**Task input**:
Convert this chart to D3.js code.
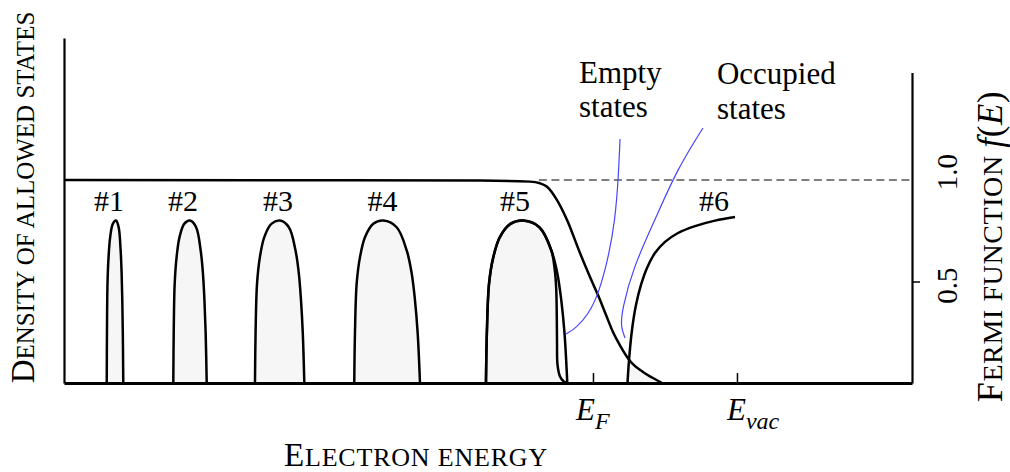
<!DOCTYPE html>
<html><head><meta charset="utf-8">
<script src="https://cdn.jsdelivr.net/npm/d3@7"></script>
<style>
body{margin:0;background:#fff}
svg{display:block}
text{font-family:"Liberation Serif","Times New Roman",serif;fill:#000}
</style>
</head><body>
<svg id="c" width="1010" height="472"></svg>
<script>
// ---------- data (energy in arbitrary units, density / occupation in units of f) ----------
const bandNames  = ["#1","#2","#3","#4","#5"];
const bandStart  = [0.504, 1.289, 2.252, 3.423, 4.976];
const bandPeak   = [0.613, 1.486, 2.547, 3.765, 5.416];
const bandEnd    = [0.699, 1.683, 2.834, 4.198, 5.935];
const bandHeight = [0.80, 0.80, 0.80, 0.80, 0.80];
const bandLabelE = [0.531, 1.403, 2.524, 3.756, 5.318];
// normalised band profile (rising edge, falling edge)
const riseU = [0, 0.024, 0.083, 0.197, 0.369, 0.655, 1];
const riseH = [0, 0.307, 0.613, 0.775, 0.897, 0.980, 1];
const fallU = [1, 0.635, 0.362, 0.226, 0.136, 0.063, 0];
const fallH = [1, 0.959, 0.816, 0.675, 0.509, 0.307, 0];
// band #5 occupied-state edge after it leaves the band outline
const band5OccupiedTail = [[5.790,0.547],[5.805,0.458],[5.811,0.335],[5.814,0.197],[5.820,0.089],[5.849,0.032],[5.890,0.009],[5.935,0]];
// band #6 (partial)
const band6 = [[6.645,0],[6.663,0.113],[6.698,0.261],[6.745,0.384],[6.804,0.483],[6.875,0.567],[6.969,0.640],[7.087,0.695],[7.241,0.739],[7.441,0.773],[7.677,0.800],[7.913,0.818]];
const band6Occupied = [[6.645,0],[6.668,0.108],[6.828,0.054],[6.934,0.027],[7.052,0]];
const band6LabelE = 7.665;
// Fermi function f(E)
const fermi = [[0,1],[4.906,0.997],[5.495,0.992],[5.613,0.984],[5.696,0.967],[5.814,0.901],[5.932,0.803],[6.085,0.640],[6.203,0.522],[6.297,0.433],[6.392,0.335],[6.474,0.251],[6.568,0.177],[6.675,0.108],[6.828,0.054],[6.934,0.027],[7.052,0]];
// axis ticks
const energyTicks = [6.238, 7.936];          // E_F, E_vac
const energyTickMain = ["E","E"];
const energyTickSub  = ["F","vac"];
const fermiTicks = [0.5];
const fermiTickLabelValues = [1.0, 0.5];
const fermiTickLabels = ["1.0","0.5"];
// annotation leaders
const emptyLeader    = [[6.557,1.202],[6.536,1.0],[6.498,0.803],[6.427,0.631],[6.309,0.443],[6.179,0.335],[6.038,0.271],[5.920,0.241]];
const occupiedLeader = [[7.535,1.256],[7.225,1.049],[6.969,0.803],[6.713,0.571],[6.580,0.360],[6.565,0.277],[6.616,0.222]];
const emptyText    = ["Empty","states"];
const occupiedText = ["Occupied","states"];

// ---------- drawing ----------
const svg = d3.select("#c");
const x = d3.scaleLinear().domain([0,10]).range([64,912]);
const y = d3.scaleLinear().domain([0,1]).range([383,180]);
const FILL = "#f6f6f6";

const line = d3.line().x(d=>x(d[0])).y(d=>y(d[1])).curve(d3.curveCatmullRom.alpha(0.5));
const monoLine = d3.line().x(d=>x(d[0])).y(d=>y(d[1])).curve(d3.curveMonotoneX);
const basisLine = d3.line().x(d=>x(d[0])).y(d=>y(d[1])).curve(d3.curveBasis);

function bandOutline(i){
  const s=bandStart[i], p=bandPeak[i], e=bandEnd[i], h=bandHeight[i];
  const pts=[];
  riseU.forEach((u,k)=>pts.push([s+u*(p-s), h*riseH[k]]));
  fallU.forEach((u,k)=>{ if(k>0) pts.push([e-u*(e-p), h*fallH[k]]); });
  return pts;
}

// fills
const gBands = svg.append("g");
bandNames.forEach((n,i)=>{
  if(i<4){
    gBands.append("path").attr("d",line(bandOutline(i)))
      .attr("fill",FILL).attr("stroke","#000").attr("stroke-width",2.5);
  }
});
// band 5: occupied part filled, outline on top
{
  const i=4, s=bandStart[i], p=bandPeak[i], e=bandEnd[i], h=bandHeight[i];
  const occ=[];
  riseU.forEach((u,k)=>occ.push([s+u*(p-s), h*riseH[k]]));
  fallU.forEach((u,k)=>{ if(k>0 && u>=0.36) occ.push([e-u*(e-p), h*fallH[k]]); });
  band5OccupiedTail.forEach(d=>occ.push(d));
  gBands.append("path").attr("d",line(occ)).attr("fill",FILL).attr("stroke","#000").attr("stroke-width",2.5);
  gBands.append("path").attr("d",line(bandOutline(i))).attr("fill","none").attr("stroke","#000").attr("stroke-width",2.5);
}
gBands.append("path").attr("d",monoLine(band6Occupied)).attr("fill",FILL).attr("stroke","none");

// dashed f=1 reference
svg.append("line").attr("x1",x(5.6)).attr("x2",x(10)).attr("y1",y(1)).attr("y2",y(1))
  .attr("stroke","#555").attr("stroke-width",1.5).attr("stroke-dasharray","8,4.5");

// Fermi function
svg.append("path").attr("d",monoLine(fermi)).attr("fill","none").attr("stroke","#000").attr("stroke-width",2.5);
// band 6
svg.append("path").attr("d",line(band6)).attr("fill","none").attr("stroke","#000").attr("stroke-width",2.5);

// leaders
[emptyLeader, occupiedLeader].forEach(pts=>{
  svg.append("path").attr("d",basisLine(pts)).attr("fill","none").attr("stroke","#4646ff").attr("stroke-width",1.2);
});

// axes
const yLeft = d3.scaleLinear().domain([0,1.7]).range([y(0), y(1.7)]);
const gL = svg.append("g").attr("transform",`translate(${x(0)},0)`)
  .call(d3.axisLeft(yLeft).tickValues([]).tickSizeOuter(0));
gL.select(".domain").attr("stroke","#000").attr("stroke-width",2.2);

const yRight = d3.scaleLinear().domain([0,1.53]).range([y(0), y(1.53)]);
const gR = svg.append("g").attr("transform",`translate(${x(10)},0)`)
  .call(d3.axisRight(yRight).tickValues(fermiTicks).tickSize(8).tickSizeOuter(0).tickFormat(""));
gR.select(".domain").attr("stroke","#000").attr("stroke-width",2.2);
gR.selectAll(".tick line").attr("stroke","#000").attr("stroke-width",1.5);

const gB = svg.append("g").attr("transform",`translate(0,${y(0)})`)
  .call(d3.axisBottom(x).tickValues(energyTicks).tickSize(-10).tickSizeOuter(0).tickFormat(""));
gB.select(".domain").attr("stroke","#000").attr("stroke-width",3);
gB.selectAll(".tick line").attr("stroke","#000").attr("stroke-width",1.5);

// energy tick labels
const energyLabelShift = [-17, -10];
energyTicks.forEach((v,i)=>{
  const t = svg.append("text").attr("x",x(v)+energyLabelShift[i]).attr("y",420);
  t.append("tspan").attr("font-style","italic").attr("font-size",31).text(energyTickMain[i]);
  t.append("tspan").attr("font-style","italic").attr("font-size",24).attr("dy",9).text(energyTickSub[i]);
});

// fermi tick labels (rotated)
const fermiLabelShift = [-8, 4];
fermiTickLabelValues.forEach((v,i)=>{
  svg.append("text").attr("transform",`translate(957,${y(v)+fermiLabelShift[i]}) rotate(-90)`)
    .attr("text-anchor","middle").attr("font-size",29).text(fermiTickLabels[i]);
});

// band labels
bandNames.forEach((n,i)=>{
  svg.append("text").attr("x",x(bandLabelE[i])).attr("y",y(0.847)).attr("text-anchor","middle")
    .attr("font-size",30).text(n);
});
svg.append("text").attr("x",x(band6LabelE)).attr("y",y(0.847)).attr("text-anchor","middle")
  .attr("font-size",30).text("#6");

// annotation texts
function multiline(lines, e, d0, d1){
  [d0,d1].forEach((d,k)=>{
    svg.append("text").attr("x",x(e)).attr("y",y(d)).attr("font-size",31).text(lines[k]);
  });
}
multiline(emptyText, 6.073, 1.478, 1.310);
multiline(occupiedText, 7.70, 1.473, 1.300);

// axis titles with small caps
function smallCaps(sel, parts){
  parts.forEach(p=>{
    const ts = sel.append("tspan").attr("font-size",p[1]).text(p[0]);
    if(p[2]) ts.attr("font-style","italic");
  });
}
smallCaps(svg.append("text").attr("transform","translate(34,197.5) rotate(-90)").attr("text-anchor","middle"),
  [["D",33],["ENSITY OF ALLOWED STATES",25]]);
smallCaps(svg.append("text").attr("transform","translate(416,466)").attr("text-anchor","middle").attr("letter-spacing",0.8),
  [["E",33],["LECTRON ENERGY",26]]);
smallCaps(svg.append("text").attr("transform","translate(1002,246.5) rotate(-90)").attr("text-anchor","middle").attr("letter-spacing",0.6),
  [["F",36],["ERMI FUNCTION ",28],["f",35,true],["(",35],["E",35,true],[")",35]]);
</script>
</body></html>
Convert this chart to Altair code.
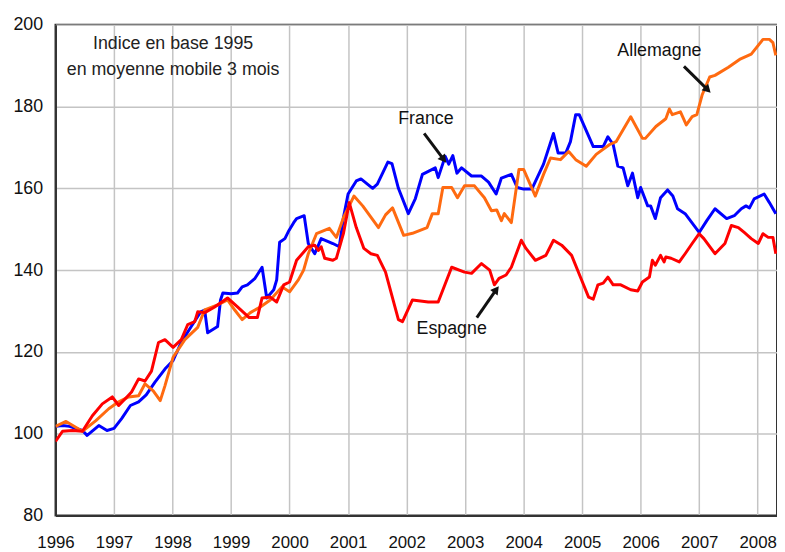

**Stated goal**: Track down every line with the word "this" and copy it.

**Reply to the exercise**:
Convert this chart to D3.js code.
Convert this chart to Altair code.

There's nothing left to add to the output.